Daisypath Anniversary tickers

Monday, January 3, 2011

Incredible Sadness

I have been so sad for the last few days. The New Year just didn’t “wow” me. The snow on the ground that usually makes me feel like a four year old child in awe and wonderment just didn’t even faze me. I am sad. I am grieving. I am confused and disappointed, yet feel extraordinarily close to God and Wade.

The enormity of my pain cannot even compare to the pain of others. How must the parents of Melissa Davis, Brandon Stovall, Morocco Hall, Mandy Smith and countless others feel? These are all classmates who have died in car wrecks. I can see Melissa’s mom sobbing over her casket at the cemetery so vividly like it was yesterday.

How must Stephen Jordan’s parents feel? Losing a precious child with so much promise to so many people, to Aplastic Anemia at age 25. Stephen was one of my dearest friends of all time. He did help to save my life 8 years ago this month. He never got to meet my Wade, but Wade is so thankful for what Stephen did to keep me alive.

How must Warren Stephen’s parents feel? Warren was killed playing at a construction site when we were in second grade. Another child with so much promise and kindness to give to the world.

How must Robbie Broome’s parents feel? A high school classmate of mine who committed suicide our sophomore year of college.

How must Phillip Luck’s parents feel? A college professor of mine who committed suicide a few years ago.

How must Amy P. feel? The death of her mother was so undeserving and well before her time.

How must all the widows feel who have lost their husbands in the war? Or the children and spouses of those who died in 9/11?

How must have Mary felt? Her son, Jesus, died on the cross to save people like me.

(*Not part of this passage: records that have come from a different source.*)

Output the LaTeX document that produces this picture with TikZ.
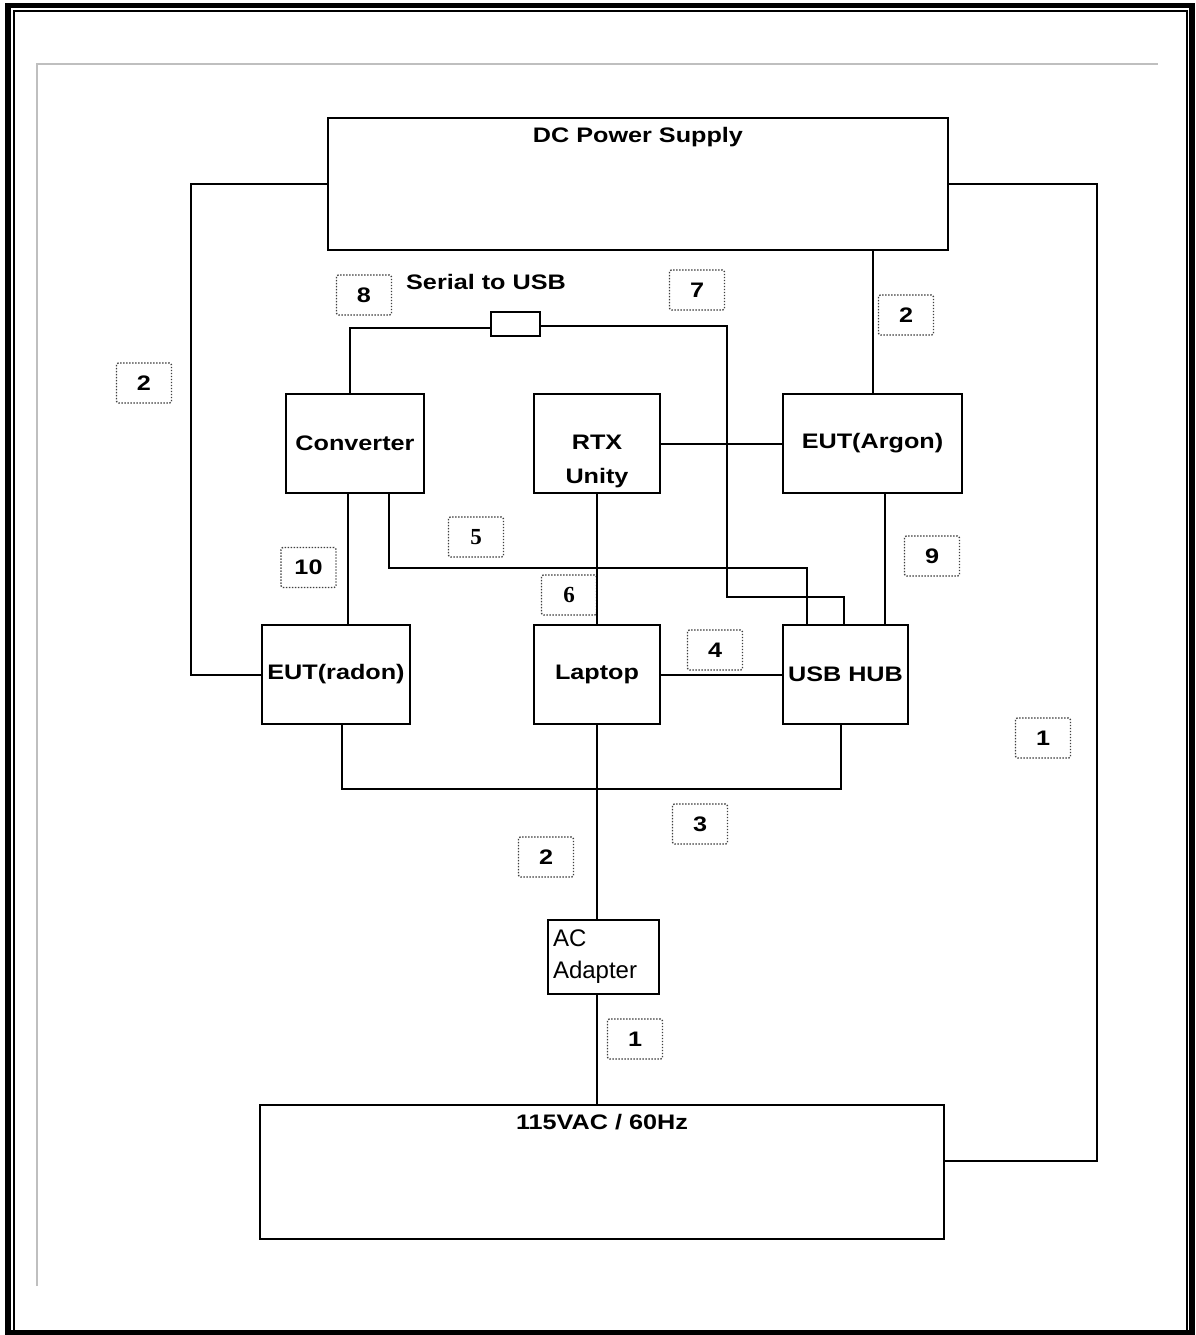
\documentclass[tikz,border=0pt]{standalone}
\usepackage{fontspec}
\setmainfont{Liberation Sans}
\newfontfamily\bsf[FakeStretch=1.2]{Liberation Sans}
\newfontfamily\bsr{Liberation Serif}
\begin{document}
\begin{tikzpicture}[x=1pt,y=-1pt,line width=2pt,
  box/.style={draw,line width=2pt,inner sep=0pt},
  btxt/.style={font=\bsf\bfseries\fontsize{21}{25}\selectfont,inner sep=0pt},
  numbox/.style={draw=black!75,line width=1.4pt,dash pattern=on 1.4pt off 1.6pt,
    rounded corners=2pt,minimum width=55pt,minimum height=40pt,inner sep=0pt,
    font=\bsf\bfseries\fontsize{21}{25}\selectfont},
  serifnum/.style={numbox,font=\bsr\bfseries\fontsize{23}{26}\selectfont}]
\useasboundingbox (0,0) rectangle (1195,1335);
% page frame
\draw[line width=5.5pt] (8,5.5) rectangle (1192,1333);
\draw[line width=2pt] (13.5,11.5) rectangle (1187,1331);
\draw[black!25,line width=2pt] (37,1286) -- (37,64) -- (1158,64);
% boxes
\node[box,minimum width=620pt,minimum height=132pt] (dc) at (638,184) {};
\node[btxt] (dct) at (638,137) {DC Power Supply};
\node[box,minimum width=138pt,minimum height=99pt,btxt] (conv) at (355,443.5) {Converter};
\node[box,minimum width=126pt,minimum height=99pt] (rtx) at (597,443.5) {};
\node[btxt,align=center] (rtxt) at (597,461) {RTX\\[9pt]Unity};
\node[box,minimum width=179pt,minimum height=99pt,btxt] (argon) at (872.5,443.5) {EUT(Argon)};
\node[box,minimum width=148pt,minimum height=99pt,btxt] (radon) at (336,674.5) {EUT(radon)};
\node[box,minimum width=126pt,minimum height=99pt,btxt] (laptop) at (597,674.5) {Laptop};
\node[box,minimum width=125pt,minimum height=99pt,btxt] (hub) at (845.5,674.5) {USB HUB};
\node[box,minimum width=49pt,minimum height=24pt] (ser) at (515.5,324) {};
\node[btxt] (sert) at (486,282) {Serial to USB};
\node[box,minimum height=74pt,text width=101pt,inner xsep=5pt,align=left,
  font=\fontsize{24}{32}\selectfont] (acad) at (603.5,957) {AC\\Adapter};
\node[box,minimum width=684pt,minimum height=134pt] (ac) at (602,1172) {};
\node[btxt] (act) at (602,1122) {115VAC / 60Hz};
% number labels
\node[numbox] (n2l) at (144,383) {2};
\node[numbox] (n8) at (364,295) {8};
\node[numbox] (n7) at (697,290) {7};
\node[numbox] (n2r) at (906,315) {2};
\node[serifnum] (n5) at (476,537) {5};
\node[numbox] (n10) at (308.5,567.5) {10};
\node[serifnum] (n6) at (569,595) {6};
\node[numbox] (n9) at (932,556) {9};
\node[numbox] (n4) at (715,650) {4};
\node[numbox] (n1r) at (1043,738) {1};
\node[numbox] (n3) at (700,824) {3};
\node[numbox] (n2b) at (546,857) {2};
\node[numbox] (n1b) at (635,1039) {1};
% junction points
\coordinate (s7) at (727,597);
\coordinate (j5) at (597,568);
\coordinate (j3) at (597,789);
% connectors
\draw (dc.west) -- ++(-136,0) |- (radon.west);
\draw (dc.east) -- ++(148,0) |- ([yshift=11pt]ac.east);
\draw (argon.north) -- (argon.north |- dc.south);
\draw ([xshift=-5pt]conv.north) |- ([yshift=-4pt]ser.west);
\draw ([yshift=-2pt]ser.east) -| (s7) -| ([xshift=-1.5pt]hub.north);
\draw ([xshift=-7pt]conv.south) -- ([xshift=-7pt]conv.south |- radon.north);
\draw ([xshift=34pt]conv.south) |- (j5) -| ([xshift=-38.5pt]hub.north);
\draw (rtx.south) -- (laptop.north);
\draw (rtx.east) -- (argon.west);
\draw ([xshift=12.5pt]argon.south) -- ([xshift=12.5pt]argon.south |- hub.north);
\draw (laptop.east) -- (hub.west);
\draw ([xshift=6pt]radon.south) |- (j3) -| ([xshift=-4.5pt]hub.south);
\draw (laptop.south) -- (laptop.south |- acad.north);
\draw (laptop.south |- acad.south) -- (laptop.south |- ac.north);
\end{tikzpicture}
\end{document}
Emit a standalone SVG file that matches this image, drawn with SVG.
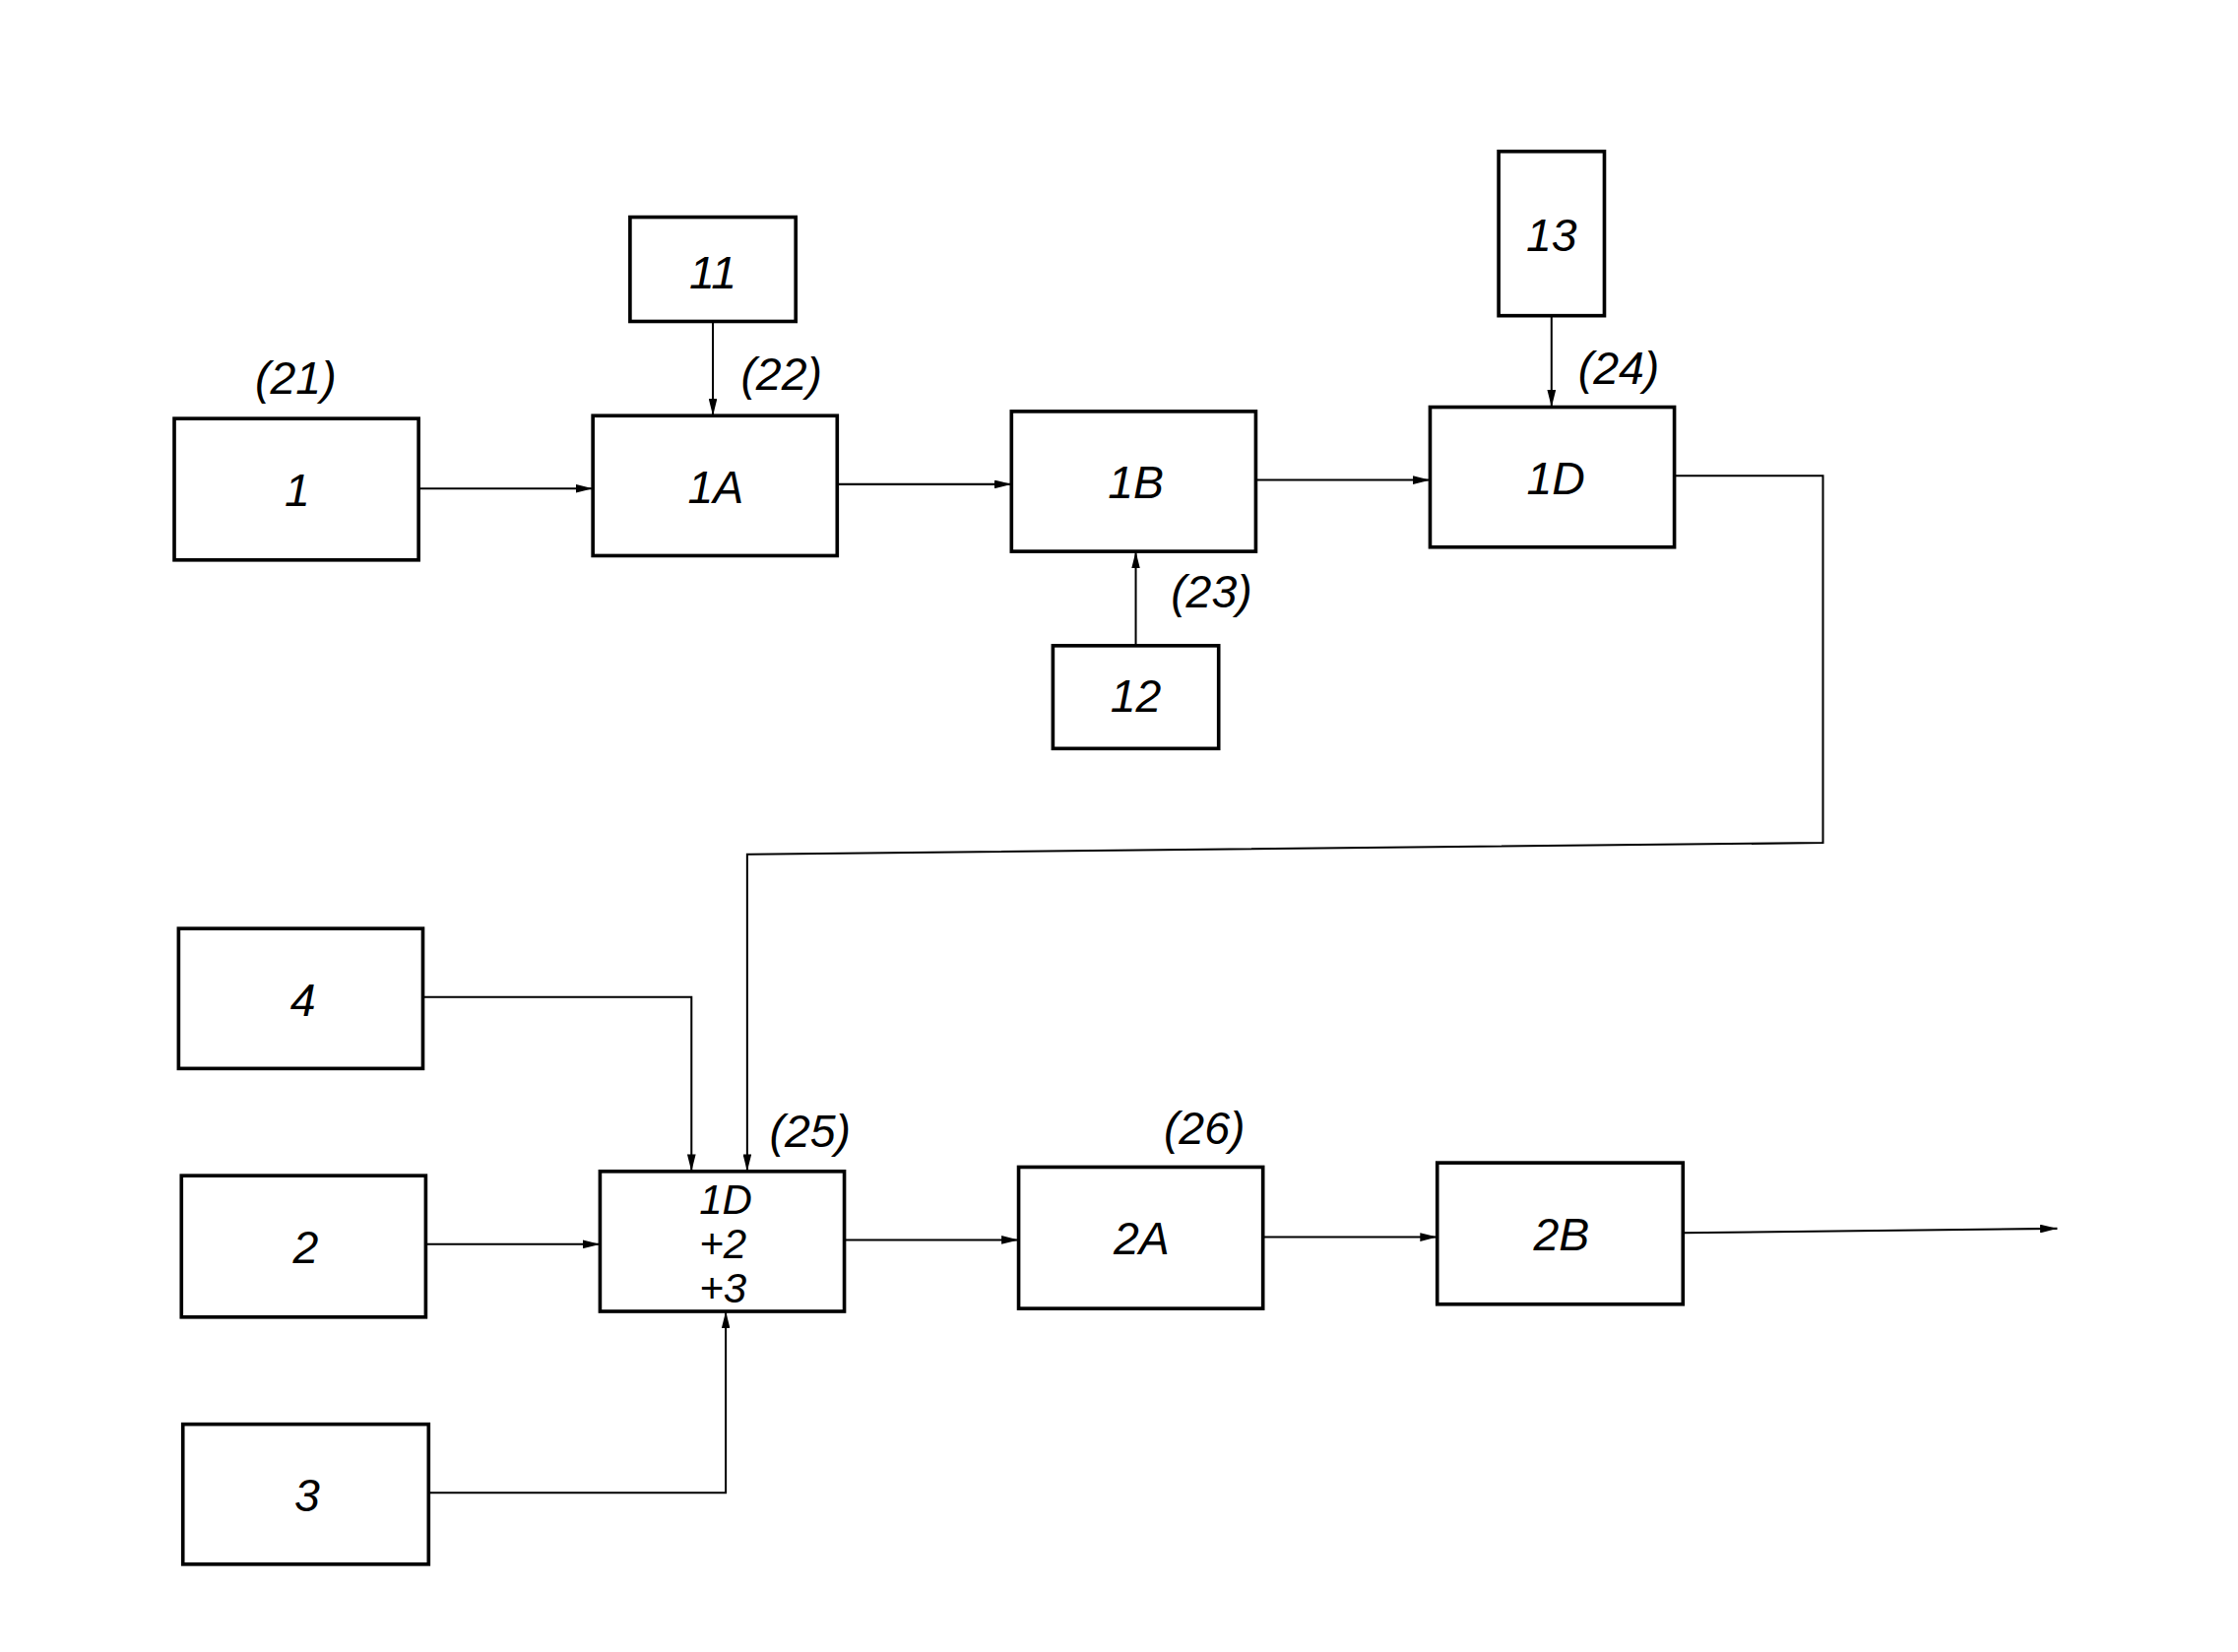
<svg xmlns="http://www.w3.org/2000/svg" width="2273" height="1678" viewBox="0 0 2273 1678">
<defs>
<marker id="a" markerWidth="12" markerHeight="6" refX="12" refY="3" orient="auto" markerUnits="userSpaceOnUse"><path d="M0,0 L12,3 L0,6 z" fill="#000"/></marker>
<style>
.b{fill:#fff;stroke:#000;stroke-width:2.5}
.t{font-family:"Liberation Sans",Arial,sans-serif;font-style:italic;font-size:32px;text-anchor:middle;fill:#000}
.s{font-size:29px}
.l{fill:none;stroke:#000;stroke-width:1.4}
</style>
</defs>
<rect width="2273" height="1678" fill="#fff"/>
<g transform="scale(1.451)">
<g id="connectors">
<path class="l" d="M293,342 H415" marker-end="url(#a)"/>
<path class="l" d="M499,225 V291" marker-end="url(#a)"/>
<path class="l" d="M586,339 H708" marker-end="url(#a)"/>
<path class="l" d="M795,452 V386" marker-end="url(#a)"/>
<path class="l" d="M879,336 H1001" marker-end="url(#a)"/>
<path class="l" d="M1086,221 V285" marker-end="url(#a)"/>
<path class="l" d="M1172,333 H1276 V590 L523,598 V820" marker-end="url(#a)"/>
<path class="l" d="M296,698 H484 V820" marker-end="url(#a)"/>
<path class="l" d="M298,871 H420" marker-end="url(#a)"/>
<path class="l" d="M300,1045 H508 V918" marker-end="url(#a)"/>
<path class="l" d="M591,868 H713" marker-end="url(#a)"/>
<path class="l" d="M884,866 H1006" marker-end="url(#a)"/>
<path class="l" d="M1178,863 L1440,860" marker-end="url(#a)"/>
</g>
<g id="n1"><rect class="b" x="122" y="293" width="171" height="99"/><text class="t" x="208" y="354">1</text></g>
<g id="n1A"><rect class="b" x="415" y="291" width="171" height="98"/><text class="t" x="501" y="352">1A</text></g>
<g id="n1B"><rect class="b" x="708" y="288" width="171" height="98"/><text class="t" x="795" y="349">1B</text></g>
<g id="n1D"><rect class="b" x="1001" y="285" width="171" height="98"/><text class="t" x="1089" y="346">1D</text></g>
<g id="n11"><rect class="b" x="441" y="152" width="116" height="73"/><text class="t" x="499" y="202">11</text></g>
<g id="n12"><rect class="b" x="737" y="452" width="116" height="72"/><text class="t" x="795" y="498">12</text></g>
<g id="n13"><rect class="b" x="1049" y="106" width="74" height="115"/><text class="t" x="1086" y="176">13</text></g>
<g id="n4"><rect class="b" x="125" y="650" width="171" height="98"/><text class="t" x="212" y="711">4</text></g>
<g id="n2"><rect class="b" x="127" y="823" width="171" height="99"/><text class="t" x="214" y="884">2</text></g>
<g id="n3"><rect class="b" x="128" y="997" width="172" height="98"/><text class="t" x="215" y="1058">3</text></g>
<g id="nC"><rect class="b" x="420" y="820" width="171" height="98"/><text class="t s" x="508" y="850">1D</text><text class="t s" x="506" y="881">+2</text><text class="t s" x="506" y="912">+3</text></g>
<g id="n2A"><rect class="b" x="713" y="817" width="171" height="99"/><text class="t" x="799" y="878">2A</text></g>
<g id="n2B"><rect class="b" x="1006" y="814" width="172" height="99"/><text class="t" x="1093" y="875">2B</text></g>
<g id="labels">
<text class="t" x="207" y="276">(21)</text>
<text class="t" x="547" y="273">(22)</text>
<text class="t" x="848" y="425">(23)</text>
<text class="t" x="1133" y="269">(24)</text>
<text class="t" x="567" y="803">(25)</text>
<text class="t" x="843" y="801">(26)</text>
</g>
</g>
</svg>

How unfair is the world we live in? How unjust it is to have to feel such pain all around us? Not a lick of it makes any sense to me. I guess it isn’t supposed to. I feel my life has had its share of grief that I did not ask for – many things I will not even mention here. Why?

This is the hope I cling to in my sorrow and tears – enough to fill the Atlantic Ocean. I know and I believe that my God works for the good of those who love him. I believe that he has plans to prosper me and Wade and not to harm us. I believe he has a plan for me and most of the time the picture he has for me is too big for me to understand. I believe he is holding my head up in his hands when I am too weak, too tired, too sad to hold it up on my own. I believe he will sustain me and Wade through this storm and he knows what he is doing.

I believe he is big enough for my tears, my anger, my annoyance, my disappointment and he is bigger than any grief I have experienced and anything I have yet to experience.

I believe that our Andrew is in heaven and was greeted at the gates by the many people who Wade and I have loved deeply who have gone before us. I can see Stephen telling Andrew all about me as a college girl with my bright-eyed spunkiness, and Grandma rocking him to sleep telling him about what I was like as a little girl. I can see Wade’s Papa taking Andrew fishing telling him what a wonderful man Wade grew to be, and my Grandpa taking Andrew to the “worm bed” in the back yard telling him in his quiet way about the things that matter in life – like a warm puppy to love.

I am looking forward to the day when we all will get to be a family again in heaven. What a wonderful day that will be. Until then, I will move through my grief as I know I have to, and hold fast to what I believe.